Sometimes, we get help. Not that long ago, I had the good fortune of disintegrating living and dining room sheers. I went to wash them and as I removed same from their pocket rods, I found myself holding tatters. This was a no brainer. I soon replaced them with gorgeous, clean, new, semi sheer, slightly patterned curtains. I needed tie backs and couldn't come up with anything that didn't look like the "mature" person I am. Then I saw some great little glasses cords (also old lady...the kind that hang around your neck) at the dollar store. I brought them home and voilà. Here are my sheers and tie backs.
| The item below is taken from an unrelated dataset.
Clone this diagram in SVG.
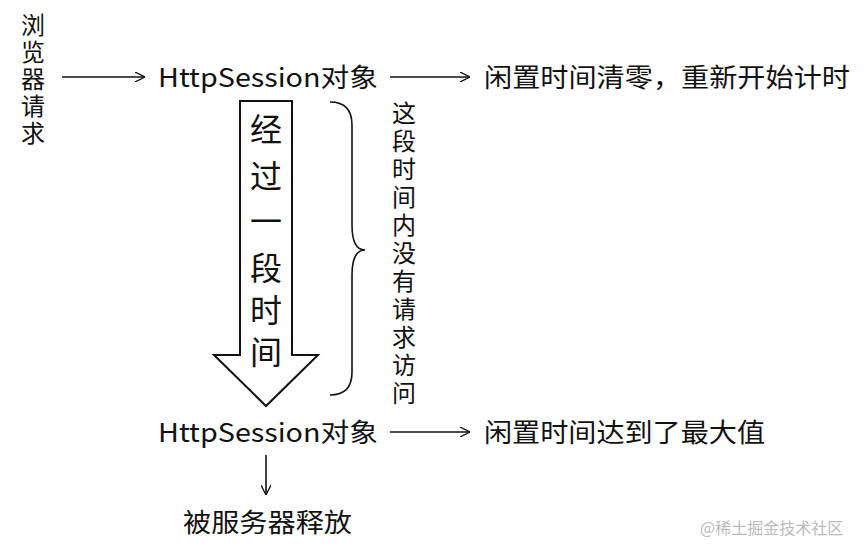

I looked around the house and determined what things bothered me most. I made a list. My plan is to begin small, so small, that hopefully, it will be barely noticed except as an improvement. This is a laundry hamper, mid century modern. I checked Google and similar hampers were made in the late 50's and early 60's. No real value...$20 on pinterest and perhaps slightly more on ebay. It also weighs more than one frail, senior woman can lift. Fill it with laundry, add additional obstacles (dogs, stairs, etc) and it's pretty much an impossibility to transport to the basement laundry room. It's dirty and faded, but in relatively good condition....and sturdy. I would like it to look clean, tasteful and modern.

The internet is of no help. All their hampers and redesigned hampers look sterile...wooden, metallic, or white. I want some pizazz. I want style. I want... well, who cares? Anything will be an improvement over the current look.

So far, I've decided to paint the bottom, recover the vinyl lid, and replace the braid and rusted hinges. Wish me luck. I'll report back.